This is a classical design challenge and a common source of difficulty. I'm glad you raised the question, even if it is a tough subject to tackle in a forum like this. It's tough because it cuts across many areas of functionality in the tool: placement, cts, and optimization.
Two things I'd mention for your consideration:
"ckCloneGate" will attempt to push the integrated clock gating cell (ICG) down as close as possible to the flops. If successful this will reduce the amount of skew you're seeing for paths ending on enable pins of ICGs.
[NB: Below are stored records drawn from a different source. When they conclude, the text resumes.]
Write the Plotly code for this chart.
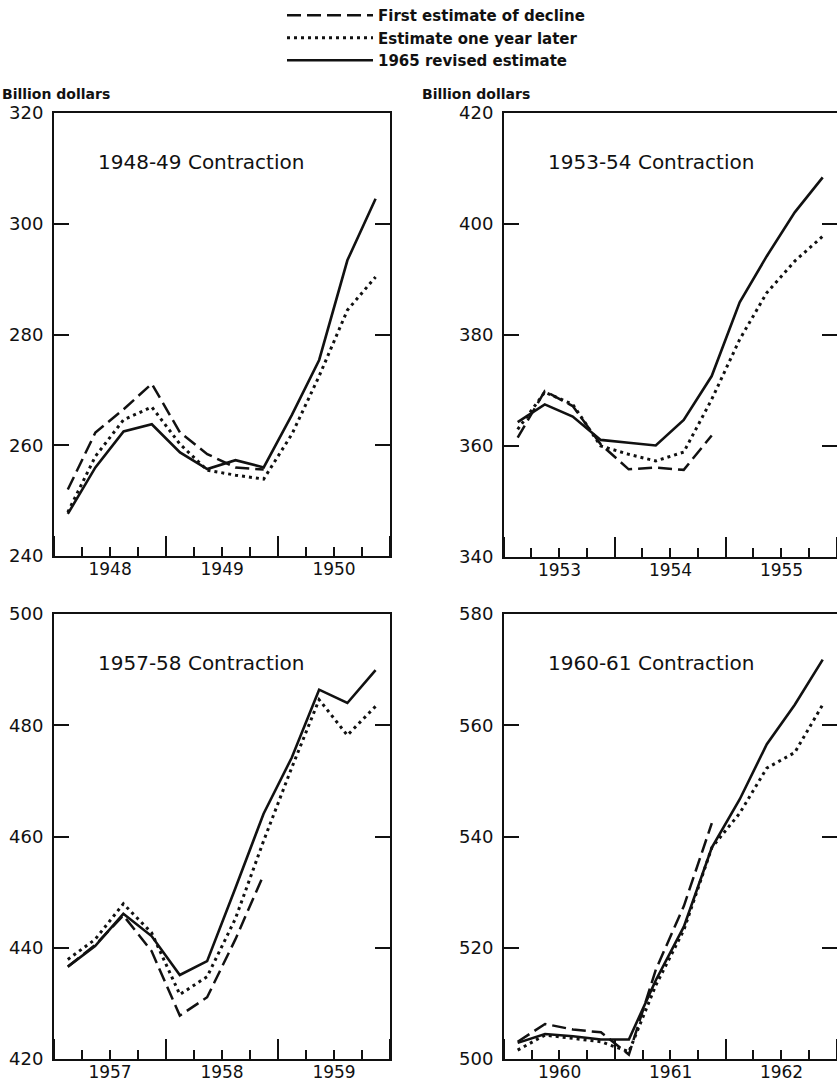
import plotly.graph_objects as go

# ---------------- data (billion dollars, quarterly) ----------------
quarters_1948 = ["1948Q1", "1948Q2", "1948Q3", "1948Q4", "1949Q1", "1949Q2",
                 "1949Q3", "1949Q4", "1950Q1", "1950Q2", "1950Q3", "1950Q4"]
first_1948 = [252.0, 262.3, 266.5, 271.1, 262.3, 258.4, 256.0, 255.6]
later_1948 = [247.9, 258.0, 264.6, 266.9, 260.2, 255.5, 254.6, 253.9, 262.0, 272.5, 284.4, 290.4]
revised_1948 = [247.6, 256.0, 262.5, 263.8, 258.7, 255.7, 257.3, 256.0, 265.5, 275.4, 293.4, 304.5]

quarters_1953 = ["1953Q1", "1953Q2", "1953Q3", "1953Q4", "1954Q1", "1954Q2",
                 "1954Q3", "1954Q4", "1955Q1", "1955Q2", "1955Q3", "1955Q4"]
first_1953 = [361.5, 369.9, 367.2, 360.3, 355.8, 356.1, 355.7, 361.9]
later_1953 = [363.0, 369.7, 367.5, 360.0, 358.5, 357.3, 358.9, 368.4, 379.2, 387.6, 393.3, 397.8]
revised_1953 = [364.3, 367.5, 365.3, 361.1, 360.6, 360.1, 364.7, 372.6, 385.9, 394.2, 402.1, 408.4]

quarters_1957 = ["1957Q1", "1957Q2", "1957Q3", "1957Q4", "1958Q1", "1958Q2",
                 "1958Q3", "1958Q4", "1959Q1", "1959Q2", "1959Q3", "1959Q4"]
first_1957 = [436.6, 440.5, 445.8, 439.4, 427.8, 431.1, 441.5, 453.1]
later_1957 = [437.9, 441.5, 447.9, 442.7, 431.6, 434.8, 445.2, 459.2, 472.4, 484.6, 478.2, 483.4]
revised_1957 = [436.6, 440.3, 446.1, 442.1, 435.1, 437.6, 450.7, 464.1, 474.2, 486.4, 484.0, 489.9]

quarters_1960 = ["1960Q1", "1960Q2", "1960Q3", "1960Q4", "1961Q1", "1961Q2",
                 "1961Q3", "1961Q4", "1962Q1", "1962Q2", "1962Q3", "1962Q4"]
first_1960 = [503.1, 506.3, 505.3, 504.8, 500.8, 516.1, 527.5, 542.4]
later_1960 = [501.6, 504.3, 503.7, 503.1, 501.3, 513.3, 523.2, 538.0, 544.2, 552.3, 555.1, 563.7]
revised_1960 = [502.9, 504.5, 504.1, 503.5, 503.5, 514.2, 523.8, 538.0, 546.7, 556.6, 563.7, 571.8]

panel_titles = ["1948-49 Contraction", "1953-54 Contraction",
                "1957-58 Contraction", "1960-61 Contraction"]
start_years = [1948, 1953, 1957, 1960]
y_ranges = [[240, 320], [340, 420], [420, 500], [500, 580]]
series_names = ["First estimate of decline", "Estimate one year later", "1965 revised estimate"]
y_label = "Billion dollars"


def mid_quarter(q):
    year, qq = q.split("Q")
    month = 3 * (int(qq) - 1) + 2
    return f"{year}-{month:02d}-15"


panels = [
    (quarters_1948, first_1948, later_1948, revised_1948),
    (quarters_1953, first_1953, later_1953, revised_1953),
    (quarters_1957, first_1957, later_1957, revised_1957),
    (quarters_1960, first_1960, later_1960, revised_1960),
]

# ---------------- layout geometry ----------------
W, H = 837, 1081
FONT = "DejaVu Sans"
INK = "#111111"
x_domains = [[54 / W, 390 / W], [504 / W, 1.0], [54 / W, 390 / W], [504 / W, 1.0]]
y_domains = [[1 - 556 / H, 1 - 113 / H], [1 - 557 / H, 1 - 113 / H],
             [1 - 1059 / H, 1 - 614 / H], [1 - 1059 / H, 1 - 614 / H]]

styles = [
    dict(color=INK, width=2.5, dash="14px,6px"),
    dict(color=INK, width=3, dash="3px,4px"),
    dict(color=INK, width=2.6),
]

fig = go.Figure()
annotations = []
for i, (qs, first, later, revised) in enumerate(panels):
    n = i + 1
    xa = "x" if n == 1 else f"x{n}"
    ya = "y" if n == 1 else f"y{n}"
    xs = [mid_quarter(q) for q in qs]
    for j, vals in enumerate([first, later, revised]):
        fig.add_trace(go.Scatter(
            x=xs[:len(vals)], y=vals, mode="lines", line=styles[j],
            name=series_names[j], showlegend=(i == 0),
            xaxis=xa, yaxis=ya, hoverinfo="skip"))
    y0 = start_years[i]
    fig.layout[("xaxis" if n == 1 else f"xaxis{n}")] = dict(
        domain=x_domains[i], anchor=ya, type="date", automargin=False,
        range=[f"{y0}-01-01", f"{y0 + 3}-01-01"],
        tick0=f"{y0}-01-01", dtick="M12", ticklabelmode="period", tickformat="%Y",
        ticks="inside", ticklen=20, tickwidth=2, tickcolor=INK,
        ticklabelstandoff=-3,
        minor=dict(dtick="M3", tick0=f"{y0}-01-01", ticks="inside", ticklen=9,
                   tickwidth=2, tickcolor=INK, showgrid=False),
        showline=True, linewidth=2, linecolor=INK, mirror=True,
        showgrid=False, zeroline=False,
        tickfont=dict(family=FONT, size=17, color=INK))
    fig.layout[("yaxis" if n == 1 else f"yaxis{n}")] = dict(
        domain=y_domains[i], anchor=xa, range=y_ranges[i], dtick=20,
        automargin=False,
        ticks="inside", ticklen=15, tickwidth=2, tickcolor=INK,
        showline=True, linewidth=2, linecolor=INK, mirror="ticks",
        showgrid=False, zeroline=False, ticklabelstandoff=5,
        tickfont=dict(family=FONT, size=18, color=INK))
    annotations.append(dict(
        text=panel_titles[i], xref=f"{xa} domain", yref=f"{ya} domain",
        x=0.125, y=0.89, xanchor="left", yanchor="middle", showarrow=False,
        font=dict(family=FONT, size=20, color=INK)))

for xp in [0.0, 420 / W]:
    annotations.append(dict(
        text=y_label, xref="paper", yref="paper", x=xp, y=1 - 94 / H,
        xanchor="left", yanchor="middle", showarrow=False,
        font=dict(family=FONT, size=14, color=INK, weight="bold")))

fig.update_layout(
    width=W, height=H, margin=dict(l=0, r=0, t=0, b=0, autoexpand=False),
    paper_bgcolor="white", plot_bgcolor="white",
    annotations=annotations,
    legend=dict(x=282 / W, y=1.0 + 1 / H, xanchor="left", yanchor="top",
                itemwidth=86, tracegroupgap=0, bgcolor="rgba(0,0,0,0)",
                font=dict(family=FONT, size=15, color=INK, weight="bold")),
)

fig.write_html("out.html", config={"displayModeBar": False},
               post_script="document.body.style.margin='0';"
                           "document.documentElement.style.overflow='hidden';")
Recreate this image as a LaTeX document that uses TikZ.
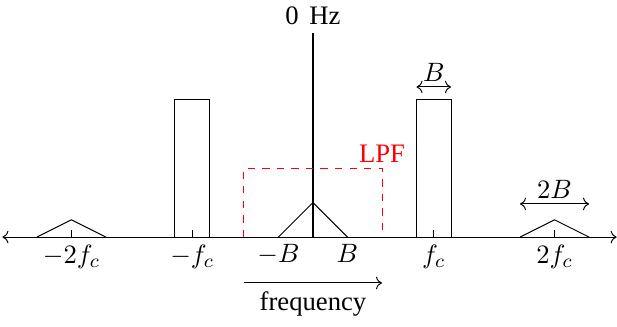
\documentclass[tikz,border=0pt]{standalone}
\usepackage[no-math]{fontspec}
\setmainfont{Liberation Serif}
\usetikzlibrary{calc, arrows.meta}

\begin{document}
\begin{tikzpicture}[
  x=0.5cm, y=0.5cm,
  font=\fontsize{11}{13}\selectfont,
  band/.style={<->},
  lpf/.style={red, dashed},
  tick/.style={below, inner sep=3pt},
]
\useasboundingbox (-9.07,-2.58) rectangle (8.81,6.87);

% frequency axis
\coordinate (L) at (-9, 0);
\coordinate (R) at (8.8, 0);
\draw[band] (L) -- (R);

% ticks and labels
\foreach \x/\name/\lab in {-7/m2fc/{$-2f_c$}, -3.5/mfc/{$-f_c$}, 3.5/fc/{$f_c$}, 7/pfc/{$2f_c$}}{
  \draw (\x, 0) -- (\x, 0.2);
  \node[tick] (\name) at (\x, 0) {\lab};
}
\node[tick] (mB) at (-1, 0) {$-B$};
\node[tick] (pB) at (1, 0) {$B$};

% DC line
\coordinate (O) at (0, 0);
\coordinate (Top) at (0, 5.9);
\draw[thick] (O) -- (Top);
\node[above] (hz) at (Top) {0\hspace{0.4em}Hz};

% baseband triangle
\draw (-1, 0) -- (0, 1) -- (1, 0);

% carriers at +-fc
\draw (-4, 0) |- (-3, 4) -- (-3, 0);
\draw (3, 0) |- (4, 4) -- (4, 0);

% images at +-2fc
\draw (-8, 0) -- (-7, 0.5) -- (-6, 0);
\draw (6, 0) -- (7, 0.5) -- (8, 0);

% width markers
\coordinate (B1) at (3, 4.35);
\coordinate (B2) at (4, 4.35);
\draw[band] (B1) -- (B2) node[midway, above, inner sep=2pt] (bw) {$B$};
\coordinate (W1) at (6, 0.96);
\coordinate (W2) at (8, 0.96);
\draw[band] (W1) -- (W2) node[midway, above, inner sep=2pt] (bw2) {$2B$};

% low pass filter
\draw[lpf] (-2, 0) |- (2, 2) -- (2, 0);
\node[above, red, inner sep=2pt] (lpfname) at (2, 2) {LPF};

% direction of frequency
\coordinate (F1) at (-2, -1.33);
\coordinate (F2) at (2, -1.33);
\draw[->] (F1) -- (F2) node[midway, below] (freq) {frequency};

\end{tikzpicture}
\end{document}
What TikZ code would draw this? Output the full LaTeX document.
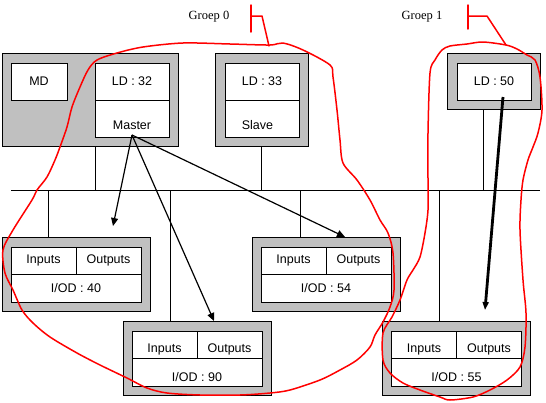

If you're using 8.1, you could try the "setOptMode -clkGateAware true" option (Note: This options serves a different purpose than setPlaceMode -clkGateAware!) which automatically models the earlier arrival time of the clock to the ICG clock pin, which gives preCTS optimization the ability to see these violations and potentially fix them if possible. If you're using a release newer than 8.1, you could achieve similar with a script in the gifts (<install>/share/fe/gift/scripts/tcl/) directory: "userSetClkLatToIcgCkPins.tcl".
Maybe you could consider these options and share some additional information on the nature of the problem you're seeing. Specifically, do you think the problem is a matter of preCTS optimization not seeing these violations? Or whether clock gate cloning is needed to push the ICGs farther down the tree?
Hope this helps,